The post New Whale Buyers Now Drive 50% of Bitcoin’s Realized Cap – A Shift From Old Cycles? appeared first on Coinpedia Fintech News
Bitcoin’s price has been volatile, but the bigger story right now isn’t the chart. It’s who’s buying and at what levels.
New on-chain data shows that nearly 50% of Bitcoin’s realized cap now comes from new whale buyers, a sharp break from how past Bitcoin cycles played out.
Realized cap tracks the value of Bitcoin at the price each coin last moved on-chain. So when new whales approach a 50% share, it means half of the capital invested in Bitcoin was formed at recent price levels, not during early low-cost accumulation phases.

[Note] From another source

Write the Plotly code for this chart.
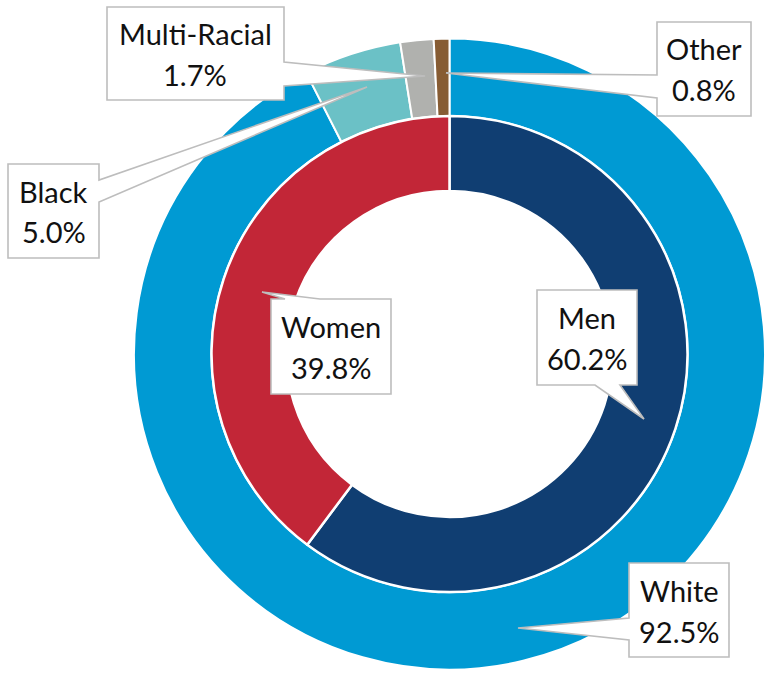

New Whales Are Playing a Different Game
According to the data, these new whales are mainly institutions and ETFs buying Bitcoin at higher prices and in larger volumes. That alone sets them apart from long-term holders who accumulated cheaply and sold into strength during previous bull runs.
More importantly, their behavior during pullbacks looks different.
“Even during corrections, the Realized Cap share of new whales has continued to rise,” the analysis notes.
This should not be interpreted as a short-term bullish or bearish signal, but as evidence that the structure of the Bitcoin market itself is changing, the report adds.

Demand Is Rising, Not Rotating
Short-term holder data backs this up. Supply held by coins younger than 155 days grew by roughly 100,000 BTC in 30 days, reaching an all-time high. That suggests fresh demand is still coming in, even as prices fluctuate.
At the same time, long-term holders remain mostly inactive. Exchange flows show that selling pressure came largely from smaller participants, while large wallets stepped in to absorb supply.
Cumulative volume delta data reinforces this split. Whale wallets posted a positive $135 million delta, while retail and mid-sized traders showed negative flows.
What This Shift Really Signals
This data points to something deeper.
Bitcoin is entering a transition toward a more mature asset shaped by sustained institutional accumulation.
For a market long defined by boom-and-bust cycles, that change matters. And it may explain why Bitcoin’s behavior is starting to look less familiar and more structural with each passing month.